◆ RECORDED INFORMATION ◆

:::::

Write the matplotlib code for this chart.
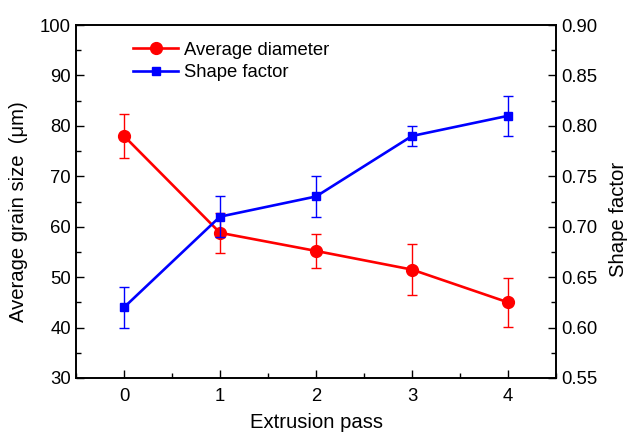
import matplotlib
matplotlib.use("Agg")
import matplotlib.pyplot as plt
from matplotlib.ticker import MultipleLocator, FormatStrFormatter
from matplotlib.lines import Line2D

plt.rcParams['font.family'] = ['Liberation Sans', 'DejaVu Sans']

passes = [0, 1, 2, 3, 4]
diameter = [78.0, 58.8, 55.2, 51.5, 45.0]
diameter_err = [4.3, 4.0, 3.3, 5.1, 4.9]
shape = [0.62, 0.71, 0.73, 0.79, 0.81]
shape_err = [0.02, 0.02, 0.02, 0.01, 0.02]

red = '#ff0000'
blue = '#0000ff'

fig = plt.figure(figsize=(6.3, 4.32), dpi=100)
ax = fig.add_axes([0.1206, 0.125, 0.762, 0.817])
ax2 = ax.twinx()

ax.errorbar(passes, diameter, yerr=diameter_err, color=red, marker='o',
            markersize=8.5, linewidth=1.9, elinewidth=1.0, capsize=3.5, capthick=1.0)
ax2.errorbar(passes, shape, yerr=shape_err, color=blue, marker='s',
             markersize=6, linewidth=1.9, elinewidth=1.0, capsize=3.5, capthick=1.0)

ax.set_xlim(-0.5, 4.5)
ax.set_ylim(30, 100)
ax2.set_ylim(0.55, 0.90)
ax.set_xticks(passes)
ax.xaxis.set_minor_locator(MultipleLocator(0.5))
ax.yaxis.set_major_locator(MultipleLocator(10))
ax.yaxis.set_minor_locator(MultipleLocator(5))
ax2.yaxis.set_major_locator(MultipleLocator(0.05))
ax2.yaxis.set_minor_locator(MultipleLocator(0.025))
ax2.yaxis.set_major_formatter(FormatStrFormatter('%.2f'))

for a in (ax, ax2):
    a.tick_params(which='both', direction='in', labelsize=13.3, top=False)
    a.tick_params(which='major', length=6, width=1.0)
    a.tick_params(which='minor', length=3.5, width=1.0)
    for s in a.spines.values():
        s.set_linewidth(1.2)
ax.tick_params(axis='y', right=False)
ax.tick_params(axis='x', pad=7)

ax.set_xlabel('Extrusion pass', fontsize=14.6, labelpad=6)
fig.text(0.030, 0.509, 'Average grain size  (\u03bcm)', fontsize=14.6,
         rotation=90, ha='center', va='center')
fig.text(0.982, 0.491, 'Shape factor', fontsize=14.6,
         rotation=90, ha='center', va='center')

handles = [Line2D([], [], color=red, marker='o', markersize=8.5, linewidth=1.9),
           Line2D([], [], color=blue, marker='s', markersize=6, linewidth=1.9)]
ax.legend(handles, ['Average diameter', 'Shape factor'], loc='upper left',
          bbox_to_anchor=(0.085, 1.0), frameon=False, fontsize=13.3,
          handlelength=2.4, handletextpad=0.35, labelspacing=0.3)

fig.savefig('out.png', dpi=100)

:::::

◆ TO DO ◆
Reproduce all of the data exactly, omitting each picture it holds.

◆ CORRECT RESULT ◆
Write the matplotlib code for this chart.
import matplotlib
matplotlib.use("Agg")
import matplotlib.pyplot as plt
from matplotlib.ticker import MultipleLocator, FormatStrFormatter
from matplotlib.lines import Line2D

plt.rcParams['font.family'] = ['Liberation Sans', 'DejaVu Sans']

passes = [0, 1, 2, 3, 4]
diameter = [78.0, 58.8, 55.2, 51.5, 45.0]
diameter_err = [4.3, 4.0, 3.3, 5.1, 4.9]
shape = [0.62, 0.71, 0.73, 0.79, 0.81]
shape_err = [0.02, 0.02, 0.02, 0.01, 0.02]

red = '#ff0000'
blue = '#0000ff'

fig = plt.figure(figsize=(6.3, 4.32), dpi=100)
ax = fig.add_axes([0.1206, 0.125, 0.762, 0.817])
ax2 = ax.twinx()

ax.errorbar(passes, diameter, yerr=diameter_err, color=red, marker='o',
            markersize=8.5, linewidth=1.9, elinewidth=1.0, capsize=3.5, capthick=1.0)
ax2.errorbar(passes, shape, yerr=shape_err, color=blue, marker='s',
             markersize=6, linewidth=1.9, elinewidth=1.0, capsize=3.5, capthick=1.0)

ax.set_xlim(-0.5, 4.5)
ax.set_ylim(30, 100)
ax2.set_ylim(0.55, 0.90)
ax.set_xticks(passes)
ax.xaxis.set_minor_locator(MultipleLocator(0.5))
ax.yaxis.set_major_locator(MultipleLocator(10))
ax.yaxis.set_minor_locator(MultipleLocator(5))
ax2.yaxis.set_major_locator(MultipleLocator(0.05))
ax2.yaxis.set_minor_locator(MultipleLocator(0.025))
ax2.yaxis.set_major_formatter(FormatStrFormatter('%.2f'))

for a in (ax, ax2):
    a.tick_params(which='both', direction='in', labelsize=13.3, top=False)
    a.tick_params(which='major', length=6, width=1.0)
    a.tick_params(which='minor', length=3.5, width=1.0)
    for s in a.spines.values():
        s.set_linewidth(1.2)
ax.tick_params(axis='y', right=False)
ax.tick_params(axis='x', pad=7)

ax.set_xlabel('Extrusion pass', fontsize=14.6, labelpad=6)
fig.text(0.030, 0.509, 'Average grain size  (\u03bcm)', fontsize=14.6,
         rotation=90, ha='center', va='center')
fig.text(0.982, 0.491, 'Shape factor', fontsize=14.6,
         rotation=90, ha='center', va='center')

handles = [Line2D([], [], color=red, marker='o', markersize=8.5, linewidth=1.9),
           Line2D([], [], color=blue, marker='s', markersize=6, linewidth=1.9)]
ax.legend(handles, ['Average diameter', 'Shape factor'], loc='upper left',
          bbox_to_anchor=(0.085, 1.0), frameon=False, fontsize=13.3,
          handlelength=2.4, handletextpad=0.35, labelspacing=0.3)

fig.savefig('out.png', dpi=100)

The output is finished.